Soon, though, thoughts of how sluggish and resentful I would feel during my long day if I did not get out and enjoy the fresh air now flooded my mind. 

I also thought about the slim chances of me actually making time for this later in the day. I had learned how easily I broke promises the morning me made to the evening me. 

Lastly, I thought of how a seemingly small decision like this to skip a hike, grows. 

From experience, I knew that both good and bad habits start out like this: with one decision, one day, that then becomes okay to make again and again on subsequent days.

 I did NOT want to start that cascade. 

So, I headed out. It was a beautiful hike, quiet, sunny, no clean-up crew or woodchipper in sight. They must have headed in a different direction through the preserve. 

I saw three deer that day. I came upon them all at once. A work truck or chainsaw did not startle them - I did. They stopped and turned to look at me and we studied each other for a bit before running into the brush, their white tails flicking in the air.

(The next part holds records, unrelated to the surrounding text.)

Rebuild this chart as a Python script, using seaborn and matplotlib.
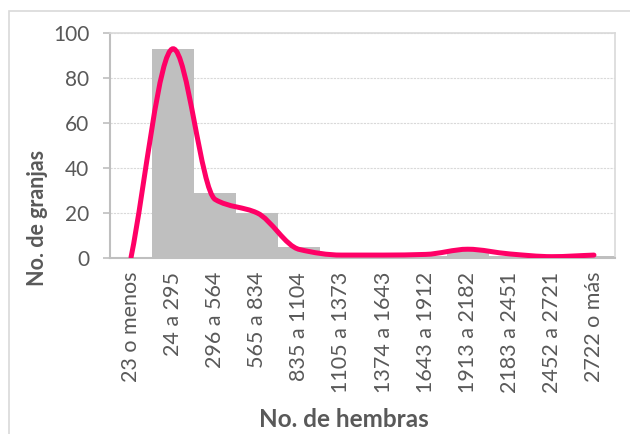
import numpy as np
import pandas as pd
import matplotlib
matplotlib.use("Agg")
import matplotlib.pyplot as plt
from matplotlib.path import Path
from matplotlib.patches import PathPatch, Rectangle
import seaborn as sns

# datos
categorias = ["23 o menos", "24 a 295", "296 a 564", "565 a 834", "835 a 1104",
              "1105 a 1373", "1374 a 1643", "1643 a 1912", "1913 a 2182",
              "2183 a 2451", "2452 a 2721", "2722 o más"]
granjas = [0, 93, 29, 20, 5, 1, 1, 1, 3, 1, 0, 1]
curva = [0.3, 93, 26, 20, 3.8, 1.3, 1.3, 1.6, 3.9, 1.8, 0.6, 1.3]

sns.set_style("white")
plt.rcParams['font.family'] = ['Lato', 'DejaVu Sans']

gris = "#595959"
df = pd.DataFrame({"cat": categorias, "n": granjas})

fig = plt.figure(figsize=(6.3, 4.34), dpi=100)
ax = fig.add_axes([110/630, 1 - 258/434, 505/630, 225/434])

sns.barplot(data=df, x="cat", y="n", color="#BFBFBF", width=1.0,
            saturation=1, linewidth=0, ax=ax, zorder=2)

# linea suavizada con bezier, tangentes tipo Fritsch-Carlson (sin sobrepaso)
x = np.arange(len(curva), dtype=float)
y = np.array(curva, dtype=float)
d = np.diff(y)
m = np.zeros_like(y)
m[0], m[-1] = d[0], d[-1]
for k in range(1, len(y) - 1):
    if d[k - 1] * d[k] > 0:
        m[k] = 2 / (1 / d[k - 1] + 1 / d[k])
verts = [(x[0], y[0])]
codes = [Path.MOVETO]
for i in range(len(x) - 1):
    verts += [(x[i] + 1/3, y[i] + m[i] / 3),
              (x[i + 1] - 1/3, y[i + 1] - m[i + 1] / 3),
              (x[i + 1], y[i + 1])]
    codes += [Path.CURVE4] * 3
ax.add_patch(PathPatch(Path(verts, codes), facecolor="none", edgecolor="#FF0066",
                       lw=3.6, capstyle="round", zorder=3))

ax.set_xlim(-0.5, len(categorias) - 0.5)
ax.set_ylim(0, 100)
ax.set_yticks([0, 20, 40, 60, 80, 100])
ax.yaxis.grid(True, color="#D9D9D9", linestyle=(0, (2, 1)), lw=0.8, zorder=0)
ax.set_axisbelow(True)

for s in ["top", "right"]:
    ax.spines[s].set_visible(True)
    ax.spines[s].set_color("#D9D9D9")
    ax.spines[s].set_linewidth(1.2)
for s in ["left", "bottom"]:
    ax.spines[s].set_color("#BFBFBF")
    ax.spines[s].set_linewidth(1.5)

ax.tick_params(axis="y", length=5, width=1.2, color="#BFBFBF", labelsize=15,
               labelcolor=gris, pad=10, left=True)
ax.tick_params(axis="x", length=0, labelsize=15.5, labelcolor=gris, pad=10)
plt.setp(ax.get_xticklabels(), rotation=90)

ax.set_ylabel("No. de granjas", fontsize=15.5, fontweight="bold", color=gris)
ax.set_xlabel("No. de hembras", fontsize=17.5, fontweight="bold", color=gris)
ax.yaxis.set_label_coords(-0.123, 0.178)
ax.xaxis.set_label_coords(0.463, -0.668)

# borde del area del grafico
fig.patches.append(Rectangle((9/630, -0.1), 1.2, 1.1 - 11/434,
                             transform=fig.transFigure, fill=False,
                             edgecolor="#D9D9D9", lw=1.2))

fig.savefig("out.png", dpi=100)
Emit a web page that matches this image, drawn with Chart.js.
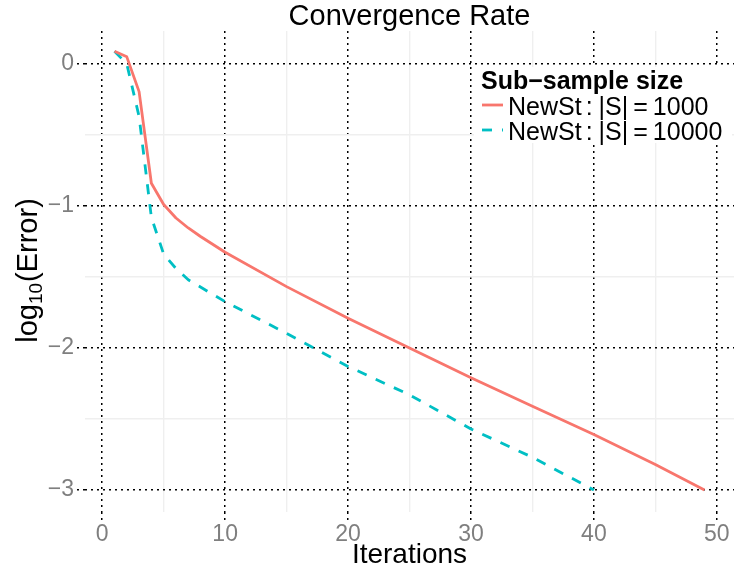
<!DOCTYPE html>
<html>
<head>
<meta charset="utf-8">
<script src="https://cdn.jsdelivr.net/npm/chart.js@4.4.0/dist/chart.umd.min.js"></script>
<style>
  html, body { margin: 0; padding: 0; background: #fff; }
  #c { display: block; }
</style>
</head>
<body>
<canvas id="c" width="738" height="574"></canvas>
<script>
// values
const redIter = [1, 2, 3, 4, 5, 6, 7, 8, 10, 15, 20, 25, 30, 35, 40, 45, 49];
const redErr = [0.09, 0.05, -0.195, -0.84, -0.99, -1.085, -1.155, -1.215, -1.326, -1.568, -1.79, -2.0, -2.21, -2.41, -2.61, -2.82, -3.0];
const cyanIter = [1, 2, 3, 4, 5, 6, 7, 10, 15, 20, 25, 30, 35, 40];
const cyanErr = [0.09, 0.0, -0.37, -1.08, -1.34, -1.44, -1.52, -1.674, -1.897, -2.13, -2.33, -2.57, -2.77, -3.0];

const xMajor = [0, 10, 20, 30, 40, 50];
const xMinor = [5, 15, 25, 35, 45];
const yMajor = [-3, -2, -1, 0];
const yMinor = [-2.5, -1.5, -0.5];

const seriesNames = ['NewSt : |S| = 1000', 'NewSt : |S| = 10000'];
const legendTitle = 'Sub\u2212sample size';

const RED = '#F8766D';
const CYAN = '#00BFC4';
const FONT = '"Liberation Sans", Arial, Helvetica, sans-serif';

function toPoints(xs, ys) {
    return xs.map((x, i) => ({ x: x, y: ys[i] }));
}

function gridOpts(major) {
    const isMajor = c => c.tick && major.includes(c.tick.value);
    return {
        color: c => isMajor(c) ? '#000000' : '#efefef',
        lineWidth: c => isMajor(c) ? 1.5 : 1.4,
        tickLength: 8,
        tickWidth: 1.5,
        tickColor: c => isMajor(c) ? '#000000' : 'rgba(0,0,0,0)',
        tickBorderDash: [2, 4]
    };
}

function borderOpts(major) {
    return {
        display: false,
        dash: c => (c.tick && major.includes(c.tick.value)) ? [2, 4] : []
    };
}

const decorPlugin = {
    id: 'ggDecor',
    afterDraw(chart) {
        const ctx = chart.ctx;
        const area = chart.chartArea;
        const cx = (area.left + area.right) / 2;
        ctx.save();
        ctx.fillStyle = '#000';

        // main title
        ctx.font = '29px ' + FONT;
        ctx.textAlign = 'center';
        ctx.textBaseline = 'alphabetic';
        ctx.fillText('Convergence Rate', cx, 25);

        // x title
        ctx.font = '28px ' + FONT;
        ctx.fillText('Iterations', cx, 563);

        // y title with subscript
        ctx.save();
        ctx.translate(37, (area.top + area.bottom) / 2 - 1);
        ctx.rotate(-Math.PI / 2);
        ctx.textAlign = 'left';
        const big = '29px ' + FONT, small = '19px ' + FONT;
        ctx.font = big;
        const w1 = ctx.measureText('log').width;
        const w3 = ctx.measureText('(Error)').width;
        ctx.font = small;
        const w2 = ctx.measureText('10').width;
        let x = -(w1 + w2 + w3 + 1) / 2;
        ctx.font = big;
        ctx.fillText('log', x, 0);
        x += w1;
        ctx.font = small;
        ctx.fillText('10', x, 5);
        x += w2 + 1;
        ctx.font = big;
        ctx.fillText('(Error)', x, 0);
        ctx.restore();

        // legend
        ctx.fillStyle = '#ffffff';
        ctx.fillRect(474, 67, 258, 76);
        ctx.fillStyle = '#000';
        ctx.textAlign = 'left';
        ctx.font = 'bold 25px ' + FONT;
        ctx.fillText(legendTitle, 481, 89);

        const colors = [RED, CYAN];
        const dashes = [[], [10, 10]];
        seriesNames.forEach((name, i) => {
            const y = 105 + i * 25;
            ctx.strokeStyle = colors[i];
            ctx.lineWidth = 2.8;
            ctx.setLineDash(dashes[i]);
            ctx.beginPath();
            ctx.moveTo(482, y);
            ctx.lineTo(503, y);
            ctx.stroke();
            ctx.setLineDash([]);

            ctx.fillStyle = '#000';
            ctx.font = '25px ' + FONT;
            const parts = name.split(' ');
            let px = 508;
            const gaps = [4, 6, 5, 5, 0];
            parts.forEach((p, k) => {
                ctx.fillText(p, px, y + 10);
                px += ctx.measureText(p).width + gaps[k];
            });
        });
        ctx.restore();
    }
};

new Chart(document.getElementById('c'), {
    type: 'line',
    data: {
        datasets: [{
            label: seriesNames[0],
            data: toPoints(redIter, redErr),
            borderColor: RED,
            borderWidth: 2.8,
            pointRadius: 0,
            tension: 0,
            borderJoinStyle: 'round'
        }, {
            label: seriesNames[1],
            data: toPoints(cyanIter, cyanErr),
            borderColor: CYAN,
            borderWidth: 2.8,
            borderDash: [10, 10],
            pointRadius: 0,
            tension: 0,
            borderJoinStyle: 'round'
        }]
    },
    options: {
        responsive: false,
        animation: false,
        devicePixelRatio: 1,
        layout: { padding: { top: 31, right: 4, left: 0, bottom: 0 } },
        plugins: {
            legend: { display: false },
            title: { display: false },
            tooltip: { enabled: false }
        },
        scales: {
            x: {
                type: 'linear',
                min: -1.4,
                max: 51.4,
                afterBuildTicks: s => {
                    s.ticks = xMajor.concat(xMinor).sort((a, b) => a - b).map(v => ({ value: v }));
                },
                afterFit: s => { s.height = 62; },
                grid: gridOpts(xMajor),
                border: borderOpts(xMajor),
                ticks: {
                    autoSkip: false,
                    maxRotation: 0,
                    padding: 1,
                    color: '#7f7f7f',
                    font: { family: FONT, size: 23 },
                    callback: v => xMajor.includes(v) ? String(v) : ''
                }
            },
            y: {
                type: 'linear',
                min: -3.155,
                max: 0.232,
                afterBuildTicks: s => {
                    s.ticks = yMajor.concat(yMinor).sort((a, b) => a - b).map(v => ({ value: v }));
                },
                afterFit: s => { s.width = 85; },
                grid: gridOpts(yMajor),
                border: borderOpts(yMajor),
                ticks: {
                    autoSkip: false,
                    padding: 3,
                    color: '#7f7f7f',
                    font: { family: FONT, size: 23 },
                    callback: v => yMajor.includes(v) ? String(v).replace('-', '\u2212') : ''
                }
            }
        }
    },
    plugins: [decorPlugin]
});
</script>
</body>
</html>
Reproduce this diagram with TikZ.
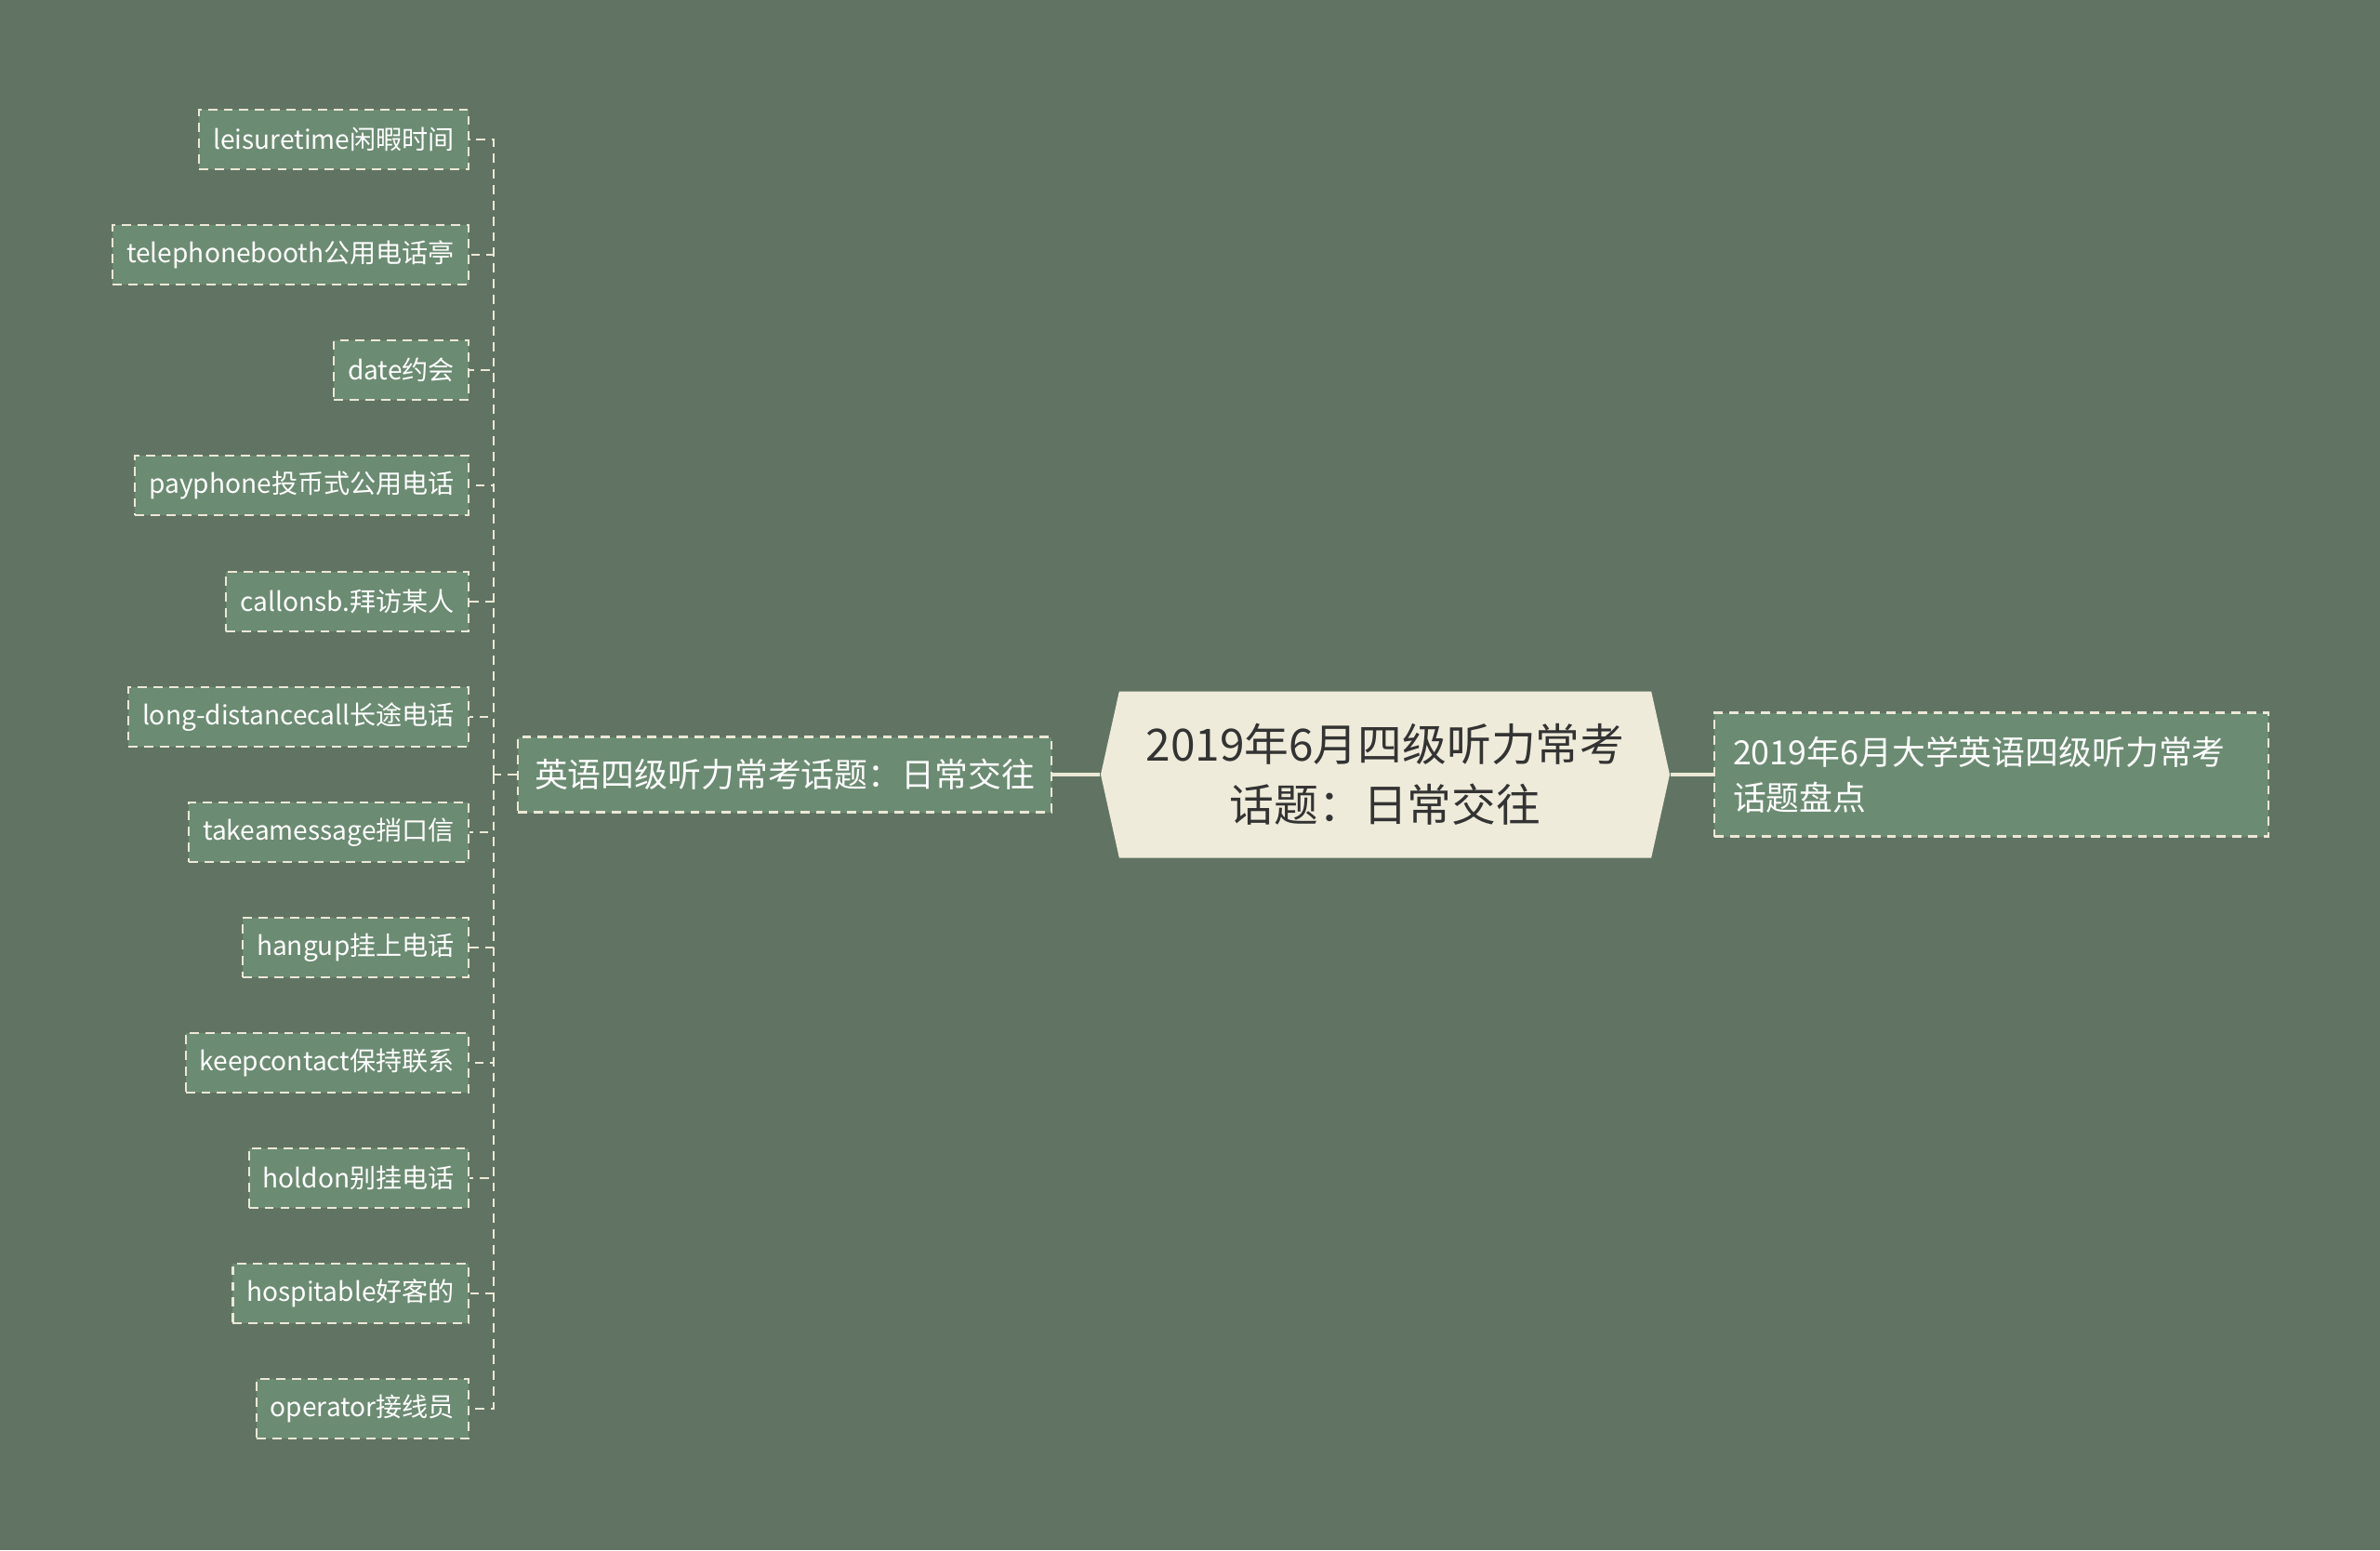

It did end up being “one of those days” and I was glad I had taken the time I needed early on. In spite of all of the tasks that needed attention throughout the day, I had a deep sense of peace, knowing that I had given myself the first attention of the day. 

An unrelenting commitment to your self-care in times when it may seem easier to take it off the list of “things to do,” makes the statement that 

your needs are a priority and that you, as a person, have value, not just for what you do or what you accomplish, but you as a person.

This is the wellspring and, when we try to run our lives without returning first to the wellspring, we find our routines unsustainable. Always return to the wellspring and, when you are tempted to bail on your commitments to yourself, remember: this is the day that matters the most, this is the defining moment. What will I choose?